Aurora hops are also known as Super Stryrian hops and appear to be one variety of four that were Slovenian bred higher alpha acid varieties. In the early 1970s, Dr. Tone Wagner crossed Northern Brewer hops with a wild male variety that grew near the Hop Research Institute in Zalec, Yugoslavia. Although it carries the moniker of Super Stryrian, it does not share heritage of the other well-known Slovenian hop Stryrian Goldings.
There are some conflicting reports on their aroma. Some sources stated that they were similar to Styrian while others claimed it was a common misperception and the name association is based on the hops’ origin rather than its flavor or aroma properties.
This writer is also confused by the name Aurora. I don’t have the story of why they decided to choose that name to identify this variety since it doesn’t seem to have an attachment to its Slavic roots but rather a city in Illinois.
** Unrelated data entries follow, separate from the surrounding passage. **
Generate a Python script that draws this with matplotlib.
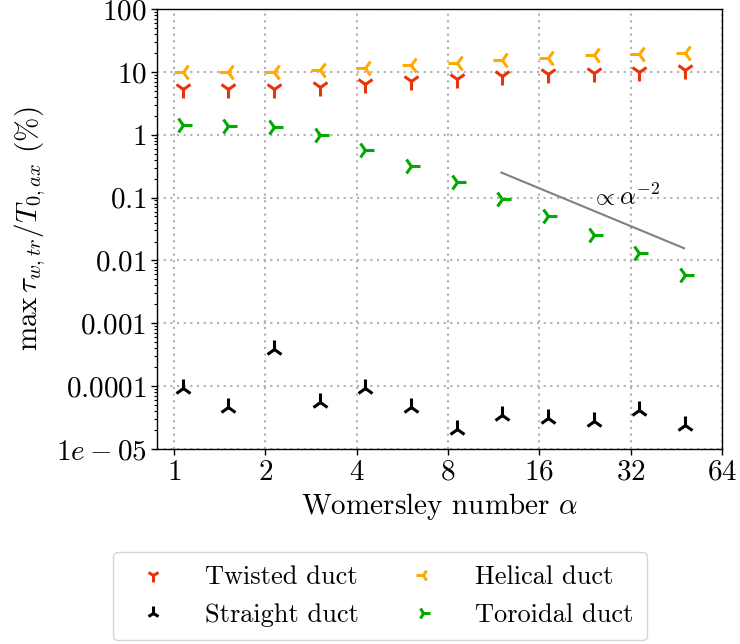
import matplotlib
matplotlib.use("Agg")
import matplotlib.pyplot as plt
from matplotlib.ticker import FixedLocator, FixedFormatter, LogLocator, NullFormatter, NullLocator

plt.rcParams["font.family"] = ["cmr10", "DejaVu Serif"]
plt.rcParams["mathtext.fontset"] = "cm"
plt.rcParams["axes.formatter.use_mathtext"] = True

# Womersley numbers of the simulated cases
alpha = [1.07, 1.51, 2.14, 3.02, 4.27, 6.04, 8.54, 12.1, 17.1, 24.2, 34.2, 48.3]

# max transverse wall shear stress relative to axial (%)
twisted = [5.3, 5.3, 5.3, 5.8, 6.4, 7.2, 7.8, 8.6, 9.4, 9.7, 10.1, 10.6]
straight = [9.5e-5, 4.6e-5, 3.85e-4, 5.5e-5, 9.5e-5, 4.6e-5, 2.1e-5, 3.45e-5,
            3.1e-5, 2.8e-5, 4.1e-5, 2.4e-5]
helical = [9.8, 9.8, 10.0, 10.6, 11.4, 12.8, 14.0, 15.5, 16.8, 18.4, 19.4, 20.2]
toroidal = [1.44, 1.40, 1.32, 1.0, 0.58, 0.316, 0.175, 0.095, 0.050, 0.0258,
            0.0129, 0.0059]

# reference slope  ~ alpha^-2
slope_alpha = [12.0, 48.0]
slope_value = [0.25, 0.25 * (12.0 / 48.0) ** 2]

x_ticks = [1, 2, 4, 8, 16, 32, 64]
x_labels = ["$1$", "$2$", "$4$", "$8$", "$16$", "$32$", "$64$"]
y_ticks = [1e-5, 1e-4, 1e-3, 1e-2, 1e-1, 1, 10, 100]
y_labels = ["$1e-05$", "$0.0001$", "$0.001$", "$0.01$", "$0.1$", "$1$", "$10$", "$100$"]

fig = plt.figure(figsize=(7.4, 6.44), dpi=100)
ax = fig.add_axes([157 / 740, 1 - 449 / 644, (722 - 157) / 740, (449 - 9) / 644])

mk = dict(linestyle="none", markersize=13, markeredgewidth=2.2)
ax.plot(alpha, twisted, marker="1", color="#e8340c", label="Twisted duct", **mk)
ax.plot(alpha, straight, marker="2", color="black", label="Straight duct", **mk)
ax.plot(alpha, helical, marker="3", color="#ffaa00", label="Helical duct", **mk)
ax.plot(alpha, toroidal, marker="4", color="#00aa00", label="Toroidal duct", **mk)

ax.plot(slope_alpha, slope_value, color="gray", lw=1.5)
ax.text(23.6, 0.105, r"$\propto\alpha^{-2}$", fontsize=18, va="center", ha="left")

ax.set_xscale("log", base=2)
ax.set_yscale("log")
ax.set_xlim(0.88, 64)
ax.set_ylim(1e-5, 100)

ax.xaxis.set_major_locator(FixedLocator(x_ticks))
ax.xaxis.set_major_formatter(FixedFormatter(x_labels))
ax.xaxis.set_minor_locator(NullLocator())
ax.yaxis.set_major_locator(FixedLocator(y_ticks))
ax.yaxis.set_major_formatter(FixedFormatter(y_labels))
ax.yaxis.set_minor_locator(LogLocator(base=10, subs=range(2, 10), numticks=20))
ax.yaxis.set_minor_formatter(NullFormatter())

ax.tick_params(axis="both", which="major", labelsize=21, length=4, width=1, direction="out")
ax.tick_params(axis="y", which="minor", length=2.5, width=0.8, direction="out")

ax.grid(True, which="major", linestyle=(0, (1, 2.2)), color="#b0b0b0", lw=1.5)
ax.set_axisbelow(True)
for s in ax.spines.values():
    s.set_linewidth(1.0)

ax.set_xlabel(r"Womersley number $\alpha$", fontsize=21, labelpad=4)
ax.set_ylabel(r"$\max\,\tau_{w,tr}/T_{0,ax}$ (%)", fontsize=21, labelpad=6)

leg = fig.legend(*ax.get_legend_handles_labels(), loc="upper left",
                 bbox_to_anchor=(113 / 740, 1 - 552 / 644), bbox_transform=fig.transFigure,
                 ncol=2, fontsize=19, frameon=True, fancybox=True, edgecolor="#cccccc",
                 borderaxespad=0, borderpad=0.5, handlelength=2.0, handletextpad=1.0,
                 columnspacing=1.4, labelspacing=0.55, markerscale=0.75)
leg.get_frame().set_linewidth(1.0)

fig.savefig("out.png", dpi=100)
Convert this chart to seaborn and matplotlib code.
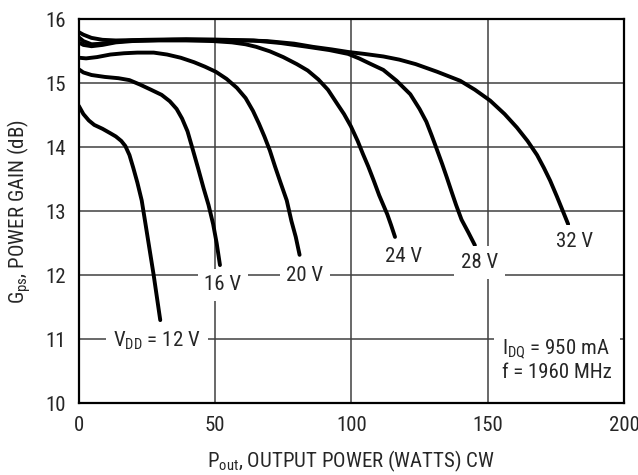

It’s all marketing to me. Here are the stats for Aurora hops:
Origin: Slovenia (formerly Yugoslavia)
Aroma/Flavor: Like Northern Brewer, which I would define as woody. Most sources said pleasant and hoppy. There weren’t many good descriptions but I would think there would be a nice earthy spice to these hops.
Alpha Acid: 7 – 9%
Typical Usage: Dual Purpose. You could use this variety throughout the boil and it would probably play well with other hops.
Beer Styles: American, Belgian and dark English ales.
I could see you using these hops in recipes that call for Northern Brewer – maybe a California Common beer – to put a different spin on that style. I think Aurora hops would be good to use in beers that use Saaz for aroma to give them a little punch of hoppiness.